Records supplied:
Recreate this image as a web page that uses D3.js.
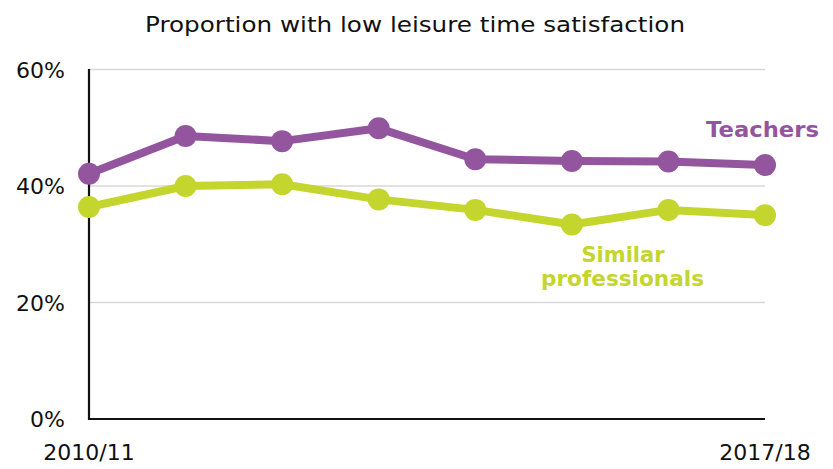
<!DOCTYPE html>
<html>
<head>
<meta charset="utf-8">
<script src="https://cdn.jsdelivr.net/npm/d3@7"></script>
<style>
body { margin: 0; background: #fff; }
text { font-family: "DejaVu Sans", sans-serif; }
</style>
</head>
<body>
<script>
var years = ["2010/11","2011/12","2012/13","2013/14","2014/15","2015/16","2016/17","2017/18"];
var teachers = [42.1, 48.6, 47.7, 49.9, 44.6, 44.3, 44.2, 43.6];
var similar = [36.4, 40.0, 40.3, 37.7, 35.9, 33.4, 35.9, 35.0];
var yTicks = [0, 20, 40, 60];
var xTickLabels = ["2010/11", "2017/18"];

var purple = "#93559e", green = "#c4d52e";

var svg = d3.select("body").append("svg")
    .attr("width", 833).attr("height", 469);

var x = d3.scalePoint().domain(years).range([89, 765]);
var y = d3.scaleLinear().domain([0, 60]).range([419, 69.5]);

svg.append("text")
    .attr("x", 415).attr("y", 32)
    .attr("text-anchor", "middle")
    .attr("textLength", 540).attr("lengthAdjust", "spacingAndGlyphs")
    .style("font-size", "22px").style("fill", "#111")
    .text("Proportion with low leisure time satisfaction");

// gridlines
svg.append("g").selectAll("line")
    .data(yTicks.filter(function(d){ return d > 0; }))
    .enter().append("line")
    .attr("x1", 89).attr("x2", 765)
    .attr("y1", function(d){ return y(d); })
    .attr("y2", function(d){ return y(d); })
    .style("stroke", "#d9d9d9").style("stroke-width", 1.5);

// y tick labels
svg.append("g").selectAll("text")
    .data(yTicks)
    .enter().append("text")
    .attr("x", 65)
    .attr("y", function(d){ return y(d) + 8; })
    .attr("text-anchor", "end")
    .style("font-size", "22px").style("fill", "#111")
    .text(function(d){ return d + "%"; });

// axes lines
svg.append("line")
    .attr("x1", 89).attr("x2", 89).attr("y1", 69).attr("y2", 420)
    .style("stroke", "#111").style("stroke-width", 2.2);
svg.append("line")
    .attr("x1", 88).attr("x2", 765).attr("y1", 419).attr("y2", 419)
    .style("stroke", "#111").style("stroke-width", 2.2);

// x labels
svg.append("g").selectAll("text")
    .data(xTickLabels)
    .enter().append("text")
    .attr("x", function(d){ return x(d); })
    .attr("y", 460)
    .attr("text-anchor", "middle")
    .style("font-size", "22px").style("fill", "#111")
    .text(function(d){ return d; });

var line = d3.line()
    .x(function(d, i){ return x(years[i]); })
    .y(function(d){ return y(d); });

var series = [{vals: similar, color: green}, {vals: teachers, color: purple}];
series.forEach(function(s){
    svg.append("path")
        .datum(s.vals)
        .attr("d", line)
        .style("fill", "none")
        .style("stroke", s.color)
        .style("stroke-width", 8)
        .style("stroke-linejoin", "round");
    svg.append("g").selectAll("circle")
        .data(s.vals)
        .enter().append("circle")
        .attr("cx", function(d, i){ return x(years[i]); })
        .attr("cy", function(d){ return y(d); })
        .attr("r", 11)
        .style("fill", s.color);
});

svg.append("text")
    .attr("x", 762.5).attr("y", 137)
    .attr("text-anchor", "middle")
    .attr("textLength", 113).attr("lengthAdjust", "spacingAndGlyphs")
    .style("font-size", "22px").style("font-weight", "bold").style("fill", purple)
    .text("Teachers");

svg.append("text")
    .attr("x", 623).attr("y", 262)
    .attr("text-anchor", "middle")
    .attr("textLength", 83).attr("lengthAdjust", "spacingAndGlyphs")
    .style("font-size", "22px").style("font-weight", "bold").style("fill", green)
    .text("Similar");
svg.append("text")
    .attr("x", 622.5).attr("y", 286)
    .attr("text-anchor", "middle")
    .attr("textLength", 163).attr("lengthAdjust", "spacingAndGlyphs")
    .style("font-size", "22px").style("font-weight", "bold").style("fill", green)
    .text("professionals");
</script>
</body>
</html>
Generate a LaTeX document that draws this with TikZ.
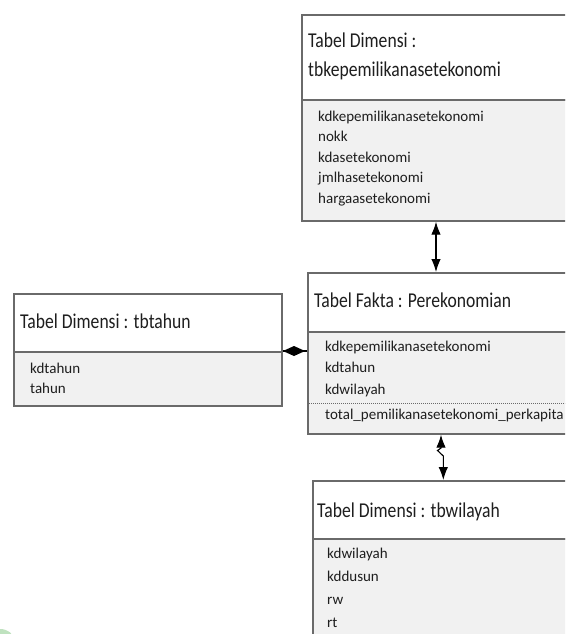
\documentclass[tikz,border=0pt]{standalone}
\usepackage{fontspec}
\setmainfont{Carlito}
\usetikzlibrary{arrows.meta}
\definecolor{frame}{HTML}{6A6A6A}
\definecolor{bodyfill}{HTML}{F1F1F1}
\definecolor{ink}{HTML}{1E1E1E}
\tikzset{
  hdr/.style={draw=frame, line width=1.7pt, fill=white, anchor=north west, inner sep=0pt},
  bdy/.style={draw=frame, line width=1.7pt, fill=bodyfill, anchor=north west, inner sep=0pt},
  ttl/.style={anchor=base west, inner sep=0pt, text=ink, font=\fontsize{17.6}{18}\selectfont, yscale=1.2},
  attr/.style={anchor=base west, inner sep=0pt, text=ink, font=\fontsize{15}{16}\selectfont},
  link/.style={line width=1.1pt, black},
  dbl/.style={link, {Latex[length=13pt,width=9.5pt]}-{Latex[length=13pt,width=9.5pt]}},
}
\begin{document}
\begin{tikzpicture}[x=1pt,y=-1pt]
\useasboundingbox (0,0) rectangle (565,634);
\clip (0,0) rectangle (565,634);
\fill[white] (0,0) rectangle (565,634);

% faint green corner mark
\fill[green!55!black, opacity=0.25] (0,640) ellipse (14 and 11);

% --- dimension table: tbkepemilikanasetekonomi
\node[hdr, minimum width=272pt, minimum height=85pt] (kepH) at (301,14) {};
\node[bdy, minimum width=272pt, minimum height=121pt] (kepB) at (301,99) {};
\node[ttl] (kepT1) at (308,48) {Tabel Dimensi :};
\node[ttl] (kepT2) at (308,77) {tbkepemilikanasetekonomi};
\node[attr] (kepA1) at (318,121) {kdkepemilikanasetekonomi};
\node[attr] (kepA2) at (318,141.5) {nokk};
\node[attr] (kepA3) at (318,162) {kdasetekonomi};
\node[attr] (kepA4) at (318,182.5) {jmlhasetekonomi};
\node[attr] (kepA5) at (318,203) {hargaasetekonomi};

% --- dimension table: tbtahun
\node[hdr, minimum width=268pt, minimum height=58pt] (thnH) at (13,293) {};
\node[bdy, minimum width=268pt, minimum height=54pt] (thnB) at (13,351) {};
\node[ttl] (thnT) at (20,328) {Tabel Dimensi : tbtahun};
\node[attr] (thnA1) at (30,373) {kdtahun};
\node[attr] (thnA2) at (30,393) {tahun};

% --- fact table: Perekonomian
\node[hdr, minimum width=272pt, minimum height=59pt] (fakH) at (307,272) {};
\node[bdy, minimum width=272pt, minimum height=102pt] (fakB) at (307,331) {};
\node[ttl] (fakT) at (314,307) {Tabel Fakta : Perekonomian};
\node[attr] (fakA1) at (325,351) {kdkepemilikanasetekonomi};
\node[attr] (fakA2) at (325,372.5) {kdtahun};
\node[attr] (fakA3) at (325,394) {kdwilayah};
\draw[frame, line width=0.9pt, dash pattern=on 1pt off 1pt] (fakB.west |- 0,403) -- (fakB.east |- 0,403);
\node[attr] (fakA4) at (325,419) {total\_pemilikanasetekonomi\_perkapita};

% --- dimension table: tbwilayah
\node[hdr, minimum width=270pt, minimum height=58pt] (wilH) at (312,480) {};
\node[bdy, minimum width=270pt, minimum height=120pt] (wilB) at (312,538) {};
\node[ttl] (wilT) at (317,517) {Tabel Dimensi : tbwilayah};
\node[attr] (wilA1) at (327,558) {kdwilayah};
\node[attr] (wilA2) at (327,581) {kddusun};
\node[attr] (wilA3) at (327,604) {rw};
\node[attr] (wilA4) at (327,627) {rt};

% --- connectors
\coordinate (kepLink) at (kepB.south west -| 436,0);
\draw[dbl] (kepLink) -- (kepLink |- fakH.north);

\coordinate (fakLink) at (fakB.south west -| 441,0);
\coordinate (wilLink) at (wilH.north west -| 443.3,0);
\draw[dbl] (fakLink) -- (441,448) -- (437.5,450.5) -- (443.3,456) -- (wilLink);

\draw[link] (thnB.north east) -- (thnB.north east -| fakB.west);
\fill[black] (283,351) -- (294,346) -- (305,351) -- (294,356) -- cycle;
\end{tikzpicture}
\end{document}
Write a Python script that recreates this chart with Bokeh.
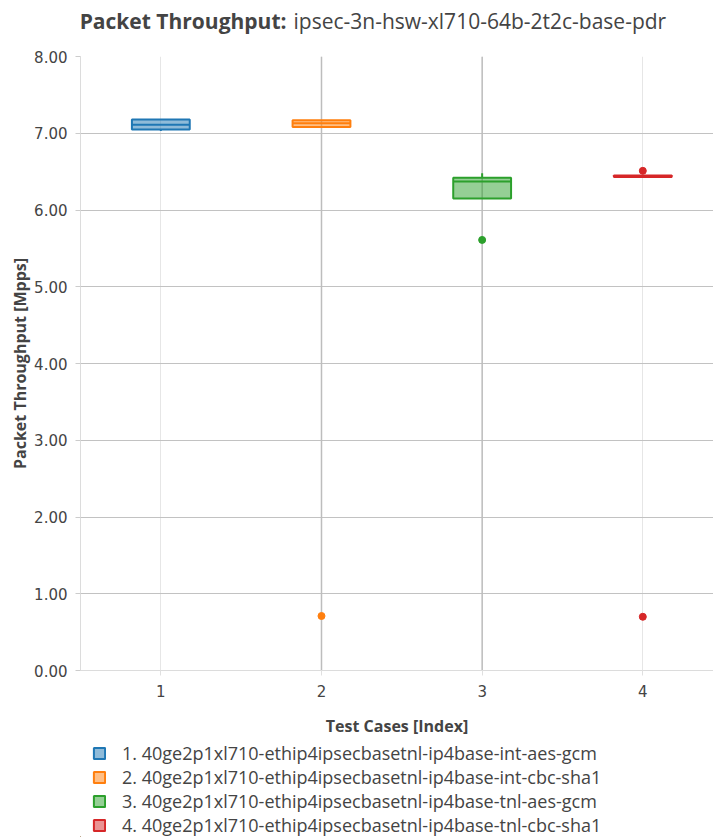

Exercise task: Copy exactly the part of the material above that opens with the line containing "Generate a LaTeX" and closes with the line containing "(14 and 11);", ends included. Drop the images.

Response to the exercise:
Generate a LaTeX document that draws this with TikZ.
\documentclass[tikz,border=0pt]{standalone}
\usepackage{fontspec}
\setmainfont{Carlito}
\usetikzlibrary{arrows.meta}
\definecolor{frame}{HTML}{6A6A6A}
\definecolor{bodyfill}{HTML}{F1F1F1}
\definecolor{ink}{HTML}{1E1E1E}
\tikzset{
  hdr/.style={draw=frame, line width=1.7pt, fill=white, anchor=north west, inner sep=0pt},
  bdy/.style={draw=frame, line width=1.7pt, fill=bodyfill, anchor=north west, inner sep=0pt},
  ttl/.style={anchor=base west, inner sep=0pt, text=ink, font=\fontsize{17.6}{18}\selectfont, yscale=1.2},
  attr/.style={anchor=base west, inner sep=0pt, text=ink, font=\fontsize{15}{16}\selectfont},
  link/.style={line width=1.1pt, black},
  dbl/.style={link, {Latex[length=13pt,width=9.5pt]}-{Latex[length=13pt,width=9.5pt]}},
}
\begin{document}
\begin{tikzpicture}[x=1pt,y=-1pt]
\useasboundingbox (0,0) rectangle (565,634);
\clip (0,0) rectangle (565,634);
\fill[white] (0,0) rectangle (565,634);

% faint green corner mark
\fill[green!55!black, opacity=0.25] (0,640) ellipse (14 and 11);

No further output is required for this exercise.